_Goal_: Work out the number of lines in the listing that include the string "this". Reply with that number alone.

[Figure scripts]

****************************************

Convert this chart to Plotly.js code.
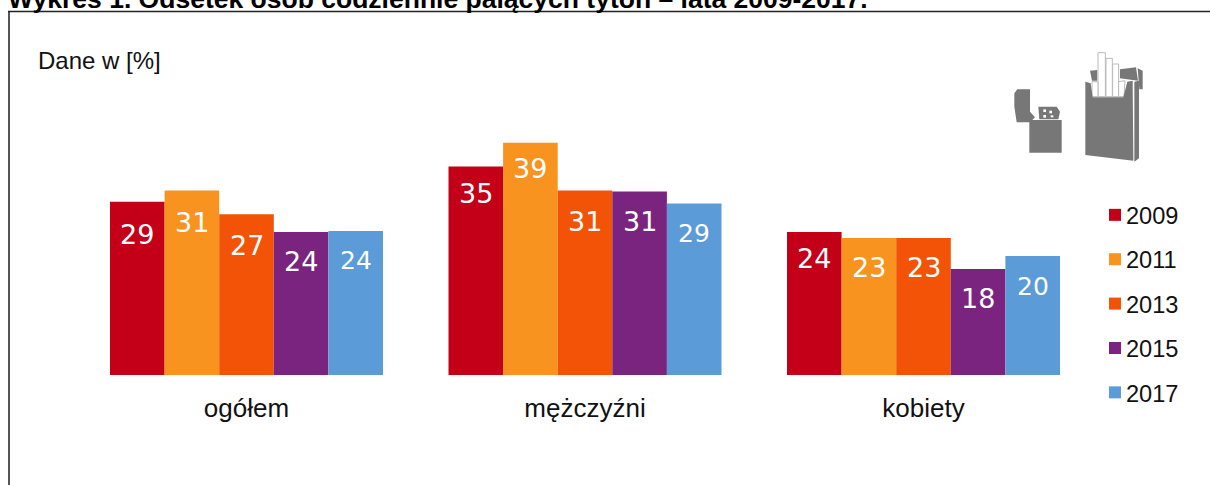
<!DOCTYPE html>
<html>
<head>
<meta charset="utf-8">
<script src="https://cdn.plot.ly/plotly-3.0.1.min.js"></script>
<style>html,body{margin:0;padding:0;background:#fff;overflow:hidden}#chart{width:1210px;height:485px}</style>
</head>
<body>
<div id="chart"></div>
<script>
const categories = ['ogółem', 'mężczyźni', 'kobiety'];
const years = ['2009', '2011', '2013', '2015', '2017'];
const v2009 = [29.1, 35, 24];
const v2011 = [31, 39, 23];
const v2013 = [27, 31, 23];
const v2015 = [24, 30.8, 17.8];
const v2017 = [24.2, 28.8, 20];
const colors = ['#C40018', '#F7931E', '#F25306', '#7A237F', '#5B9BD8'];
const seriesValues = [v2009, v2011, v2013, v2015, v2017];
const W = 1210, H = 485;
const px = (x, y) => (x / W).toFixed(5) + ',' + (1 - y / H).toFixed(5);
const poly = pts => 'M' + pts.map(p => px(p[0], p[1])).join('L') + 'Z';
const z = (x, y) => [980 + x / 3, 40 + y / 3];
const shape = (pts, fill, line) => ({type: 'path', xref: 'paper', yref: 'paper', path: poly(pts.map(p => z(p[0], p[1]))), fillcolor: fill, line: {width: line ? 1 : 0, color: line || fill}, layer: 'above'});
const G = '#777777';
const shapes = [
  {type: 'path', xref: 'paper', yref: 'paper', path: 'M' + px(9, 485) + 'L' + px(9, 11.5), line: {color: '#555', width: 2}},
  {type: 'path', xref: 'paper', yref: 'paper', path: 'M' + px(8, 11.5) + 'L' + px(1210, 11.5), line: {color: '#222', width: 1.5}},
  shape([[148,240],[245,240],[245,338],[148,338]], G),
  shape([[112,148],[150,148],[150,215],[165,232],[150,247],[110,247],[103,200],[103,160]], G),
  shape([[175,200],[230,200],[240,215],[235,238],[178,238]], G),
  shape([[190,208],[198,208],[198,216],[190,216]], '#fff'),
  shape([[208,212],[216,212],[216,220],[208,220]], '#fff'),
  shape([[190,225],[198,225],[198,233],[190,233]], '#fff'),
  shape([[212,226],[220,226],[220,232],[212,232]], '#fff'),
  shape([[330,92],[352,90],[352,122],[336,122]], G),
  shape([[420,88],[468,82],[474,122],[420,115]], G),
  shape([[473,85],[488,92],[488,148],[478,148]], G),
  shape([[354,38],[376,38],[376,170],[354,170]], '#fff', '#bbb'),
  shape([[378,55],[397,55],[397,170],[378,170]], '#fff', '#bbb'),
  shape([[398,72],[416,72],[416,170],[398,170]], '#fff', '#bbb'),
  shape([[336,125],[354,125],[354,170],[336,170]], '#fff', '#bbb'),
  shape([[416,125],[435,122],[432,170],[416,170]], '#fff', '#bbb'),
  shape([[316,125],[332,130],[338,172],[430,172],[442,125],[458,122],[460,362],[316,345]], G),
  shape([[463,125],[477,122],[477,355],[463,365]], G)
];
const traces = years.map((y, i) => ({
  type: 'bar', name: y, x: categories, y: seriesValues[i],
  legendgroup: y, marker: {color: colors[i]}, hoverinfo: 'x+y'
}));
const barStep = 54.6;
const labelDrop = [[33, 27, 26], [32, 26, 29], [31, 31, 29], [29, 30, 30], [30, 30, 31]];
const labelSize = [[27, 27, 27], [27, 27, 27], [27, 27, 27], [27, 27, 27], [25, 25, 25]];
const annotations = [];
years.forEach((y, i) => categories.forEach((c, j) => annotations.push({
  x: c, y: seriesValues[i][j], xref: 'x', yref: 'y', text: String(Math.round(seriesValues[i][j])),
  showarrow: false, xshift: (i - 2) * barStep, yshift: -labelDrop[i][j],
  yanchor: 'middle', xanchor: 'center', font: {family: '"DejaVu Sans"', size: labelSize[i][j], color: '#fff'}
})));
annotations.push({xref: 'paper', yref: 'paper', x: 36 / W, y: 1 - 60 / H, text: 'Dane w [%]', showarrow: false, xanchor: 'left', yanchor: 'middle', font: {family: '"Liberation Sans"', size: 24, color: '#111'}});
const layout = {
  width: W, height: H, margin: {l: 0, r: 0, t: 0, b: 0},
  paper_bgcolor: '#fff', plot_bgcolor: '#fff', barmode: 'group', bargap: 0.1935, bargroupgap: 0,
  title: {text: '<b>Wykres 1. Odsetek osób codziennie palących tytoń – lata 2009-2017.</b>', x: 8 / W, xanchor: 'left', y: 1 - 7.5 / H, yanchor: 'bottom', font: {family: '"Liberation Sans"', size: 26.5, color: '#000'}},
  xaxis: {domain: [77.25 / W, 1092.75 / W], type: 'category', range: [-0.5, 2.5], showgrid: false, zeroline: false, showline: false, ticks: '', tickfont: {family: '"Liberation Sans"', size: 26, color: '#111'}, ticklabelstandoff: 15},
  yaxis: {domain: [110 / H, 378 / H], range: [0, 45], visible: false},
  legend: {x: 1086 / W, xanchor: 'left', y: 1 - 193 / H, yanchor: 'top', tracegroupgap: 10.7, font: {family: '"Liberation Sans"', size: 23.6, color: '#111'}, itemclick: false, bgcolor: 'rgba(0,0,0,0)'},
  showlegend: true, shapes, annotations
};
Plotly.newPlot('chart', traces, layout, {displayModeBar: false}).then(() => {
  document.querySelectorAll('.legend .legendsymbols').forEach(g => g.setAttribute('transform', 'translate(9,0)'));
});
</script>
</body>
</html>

****************************************

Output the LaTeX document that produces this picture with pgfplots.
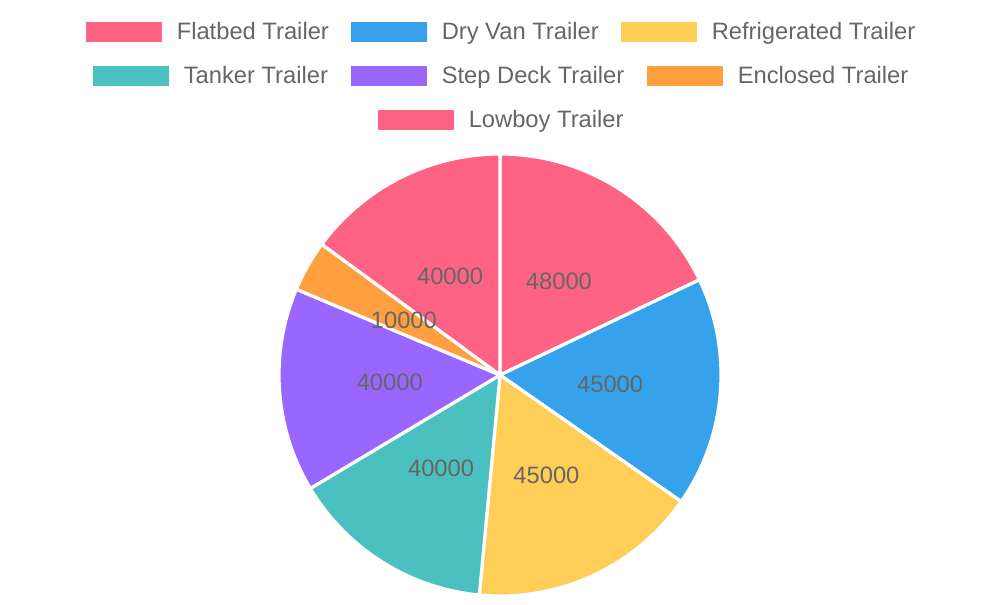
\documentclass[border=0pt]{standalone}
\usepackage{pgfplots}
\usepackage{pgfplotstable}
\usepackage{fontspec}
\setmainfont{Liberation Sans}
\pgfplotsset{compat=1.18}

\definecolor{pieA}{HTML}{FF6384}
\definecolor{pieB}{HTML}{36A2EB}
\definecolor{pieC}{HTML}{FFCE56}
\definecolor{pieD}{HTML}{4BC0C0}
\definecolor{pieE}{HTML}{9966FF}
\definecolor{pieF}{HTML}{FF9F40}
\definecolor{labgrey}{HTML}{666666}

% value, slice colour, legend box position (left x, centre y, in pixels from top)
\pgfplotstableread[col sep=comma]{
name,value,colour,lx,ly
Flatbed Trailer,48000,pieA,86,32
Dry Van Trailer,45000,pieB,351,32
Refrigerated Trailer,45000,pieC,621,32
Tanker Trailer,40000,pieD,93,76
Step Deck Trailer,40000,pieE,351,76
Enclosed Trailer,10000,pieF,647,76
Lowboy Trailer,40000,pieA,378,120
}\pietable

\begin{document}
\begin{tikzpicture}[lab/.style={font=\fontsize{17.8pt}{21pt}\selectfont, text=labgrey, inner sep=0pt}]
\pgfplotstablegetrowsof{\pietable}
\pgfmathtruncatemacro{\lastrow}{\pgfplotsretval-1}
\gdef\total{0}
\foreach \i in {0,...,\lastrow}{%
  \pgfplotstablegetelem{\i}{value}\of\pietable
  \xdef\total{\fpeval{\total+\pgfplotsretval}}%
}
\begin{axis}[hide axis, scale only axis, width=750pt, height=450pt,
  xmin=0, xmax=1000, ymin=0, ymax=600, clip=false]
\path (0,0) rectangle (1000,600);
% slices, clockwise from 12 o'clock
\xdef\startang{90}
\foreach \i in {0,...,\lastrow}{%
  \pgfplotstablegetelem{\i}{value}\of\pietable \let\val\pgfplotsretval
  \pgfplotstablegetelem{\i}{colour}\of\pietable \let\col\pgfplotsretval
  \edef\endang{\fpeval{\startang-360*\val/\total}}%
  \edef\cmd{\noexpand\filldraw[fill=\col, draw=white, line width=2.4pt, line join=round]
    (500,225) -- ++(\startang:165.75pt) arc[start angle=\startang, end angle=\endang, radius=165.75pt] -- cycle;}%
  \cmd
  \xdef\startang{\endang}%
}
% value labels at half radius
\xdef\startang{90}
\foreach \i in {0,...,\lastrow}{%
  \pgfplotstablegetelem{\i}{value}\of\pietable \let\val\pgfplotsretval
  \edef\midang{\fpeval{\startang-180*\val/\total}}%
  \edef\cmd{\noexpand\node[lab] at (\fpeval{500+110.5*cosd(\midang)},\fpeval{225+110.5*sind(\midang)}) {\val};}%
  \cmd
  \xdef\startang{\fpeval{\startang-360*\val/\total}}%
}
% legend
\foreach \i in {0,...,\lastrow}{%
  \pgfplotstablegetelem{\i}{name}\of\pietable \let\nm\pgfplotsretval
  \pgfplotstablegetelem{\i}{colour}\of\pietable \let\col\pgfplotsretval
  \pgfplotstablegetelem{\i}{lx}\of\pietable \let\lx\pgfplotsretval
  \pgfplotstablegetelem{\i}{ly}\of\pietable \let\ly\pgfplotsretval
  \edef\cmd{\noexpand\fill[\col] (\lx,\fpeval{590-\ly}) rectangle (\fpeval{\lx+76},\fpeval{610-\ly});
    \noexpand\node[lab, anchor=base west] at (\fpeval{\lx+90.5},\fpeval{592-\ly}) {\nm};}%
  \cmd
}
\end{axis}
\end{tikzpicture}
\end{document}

****************************************

_Complete output_: 2